Find each line holding "chart" and copy it out.

:: SOURCE EXCERPT ::
──────
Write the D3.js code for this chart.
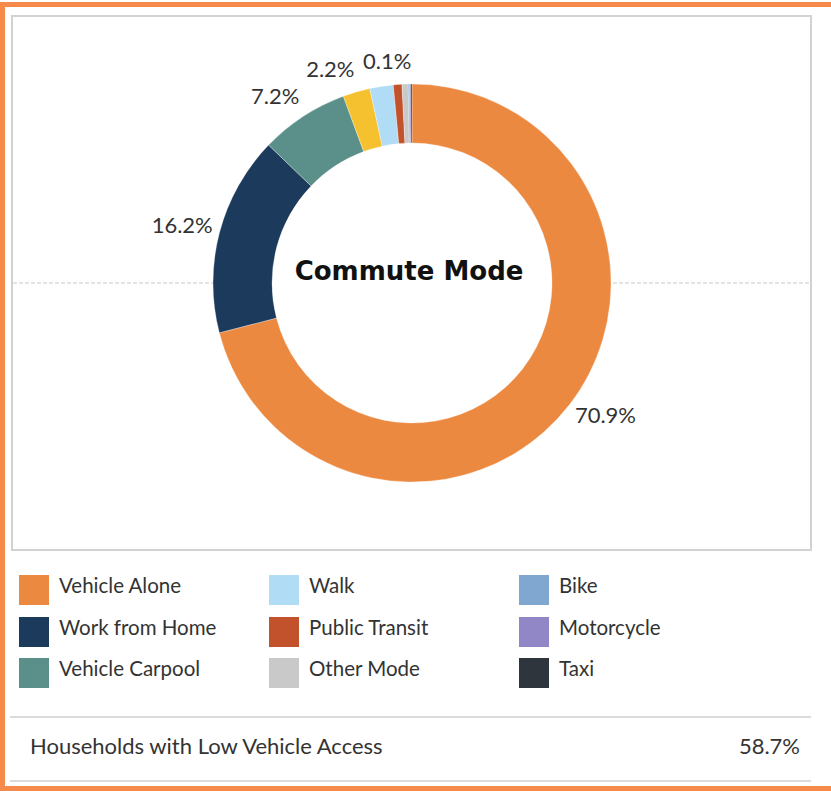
<!DOCTYPE html>
<html>
<head>
<meta charset="utf-8">
<script src="https://cdn.jsdelivr.net/npm/d3@7"></script>
<style>
  html, body { margin: 0; padding: 0; background: #fff; }
  svg { display: block; }
</style>
</head>
<body>
<svg id="chart" width="831" height="791"></svg>
<script>
// ---- data ----
const categories = ["Vehicle Alone", "Work from Home", "Vehicle Carpool", "Unlisted", "Walk",
                    "Public Transit", "Other Mode", "Bike", "Motorcycle", "Taxi"];
const values = [70.9, 16.2, 7.2, 2.2, 1.9, 0.7, 0.5, 0.1, 0.1, 0.1];
const colors = ["#ec8940", "#1b3a5c", "#5b8f89", "#f6c12f", "#b1dcf6",
                "#c1522c", "#c9c9c9", "#7fa7d0", "#9287c6", "#2e353d"];
const legendCategories = ["Vehicle Alone", "Work from Home", "Vehicle Carpool",
                          "Walk", "Public Transit", "Other Mode",
                          "Bike", "Motorcycle", "Taxi"];
const title = "Commute Mode";
const footLabel = "Households with Low Vehicle Access";
const footValue = "58.7%";

// ---- layout ----
const svg = d3.select("#chart");
const W = 831, H = 791;
const font = "Lato, 'Open Sans', sans-serif";
const textColor = "#333";

// orange frame (top, left, bottom)
const frameColor = "#f58a4b";
svg.append("rect").attr("x", 0).attr("y", 2).attr("width", W).attr("height", 5).attr("fill", frameColor);
svg.append("rect").attr("x", 0).attr("y", 2).attr("width", 5).attr("height", H - 2).attr("fill", frameColor);
svg.append("rect").attr("x", 0).attr("y", 786).attr("width", W).attr("height", 5).attr("fill", frameColor);

// chart panel
const panel = {x: 12, y: 16, w: 799, h: 534};
svg.append("rect").attr("x", panel.x).attr("y", panel.y).attr("width", panel.w).attr("height", panel.h)
   .attr("fill", "#fff").attr("stroke", "#d2d2d2").attr("stroke-width", 2);

const cx = 412, cy = 283, rOut = 199, rIn = 140;

// dashed center line
svg.append("line").attr("x1", panel.x + 1).attr("x2", panel.x + panel.w - 1)
   .attr("y1", cy).attr("y2", cy)
   .attr("stroke", "#c8c8c8").attr("stroke-width", 1).attr("stroke-dasharray", "4,2");

const g = svg.append("g").attr("transform", `translate(${cx},${cy})`);
g.append("circle").attr("r", rIn).attr("fill", "#fff");

const color = d3.scaleOrdinal().domain(categories).range(colors);
const pie = d3.pie().sort(null).value(d => d.value);
const data = categories.map((c, i) => ({cat: c, value: values[i]}));
const arcs = pie(data);
const arc = d3.arc().innerRadius(rIn).outerRadius(rOut);

g.selectAll("path.slice").data(arcs).enter().append("path")
  .attr("class", "slice")
  .attr("d", arc)
  .attr("fill", d => color(d.data.cat))
  .attr("stroke", "#fff").attr("stroke-width", 0.3);

// labels with greedy collision avoidance (last slice first)
const rLabX = 206, rLabY = 220;
const placed = [];
const order = arcs.map((d, i) => i).reverse();
order.forEach(i => {
  const d = arcs[i];
  const a = (d.startAngle + d.endAngle) / 2;
  const x = rLabX * Math.sin(a);
  const y = -rLabY * Math.cos(a) - 3;
  const t = g.append("text")
    .attr("x", x).attr("y", y)
    .attr("text-anchor", a > Math.PI ? "end" : "start")
    .attr("dominant-baseline", "central")
    .attr("font-family", font).attr("font-size", 22).attr("fill", textColor)
    .text(d3.format(".1f")(d.data.value) + "%");
  const b = t.node().getBBox();
  const hit = placed.some(p => !(b.x + b.width + 2 < p.x || p.x + p.width + 2 < b.x ||
                                  b.y + b.height < p.y || p.y + p.height < b.y));
  if (hit) t.remove(); else placed.push(b);
});

// title
g.append("text").attr("x", -3).attr("y", -12)
  .attr("text-anchor", "middle").attr("dominant-baseline", "central")
  .attr("font-family", "'DejaVu Sans', sans-serif").attr("font-weight", "bold")
  .attr("font-size", 26).attr("fill", "#111").text(title);

// legend
const legCols = [19, 269, 519];
const legRows = [575, 617, 658];
const sq = 30;
const leg = svg.append("g");
legendCategories.forEach((c, i) => {
  const col = Math.floor(i / 3), row = i % 3;
  const gx = legCols[col], gy = legRows[row];
  leg.append("rect").attr("x", gx).attr("y", gy).attr("width", sq).attr("height", sq)
     .attr("fill", color(c));
  leg.append("text").attr("x", gx + 40).attr("y", gy + 10)
     .attr("dominant-baseline", "central")
     .attr("font-family", font).attr("font-size", 20.5).attr("fill", textColor).text(c);
});

// footer
svg.append("line").attr("x1", 10).attr("x2", 811).attr("y1", 717).attr("y2", 717)
   .attr("stroke", "#cfcfcf").attr("stroke-width", 1.5);
svg.append("line").attr("x1", 10).attr("x2", 811).attr("y1", 781).attr("y2", 781)
   .attr("stroke", "#cfcfcf").attr("stroke-width", 1.5);
svg.append("text").attr("x", 30).attr("y", 745).attr("dominant-baseline", "central")
   .attr("font-family", font).attr("font-size", 22).attr("fill", textColor).text(footLabel);
svg.append("text").attr("x", 800).attr("y", 745).attr("text-anchor", "end")
   .attr("dominant-baseline", "central")
   .attr("font-family", font).attr("font-size", 22).attr("fill", textColor).text(footValue);
</script>
</body>
</html>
──────
:: REPLY ::
Write the D3.js code for this chart.
<svg id="chart" width="831" height="791"></svg>
const svg = d3.select("#chart");
// chart panel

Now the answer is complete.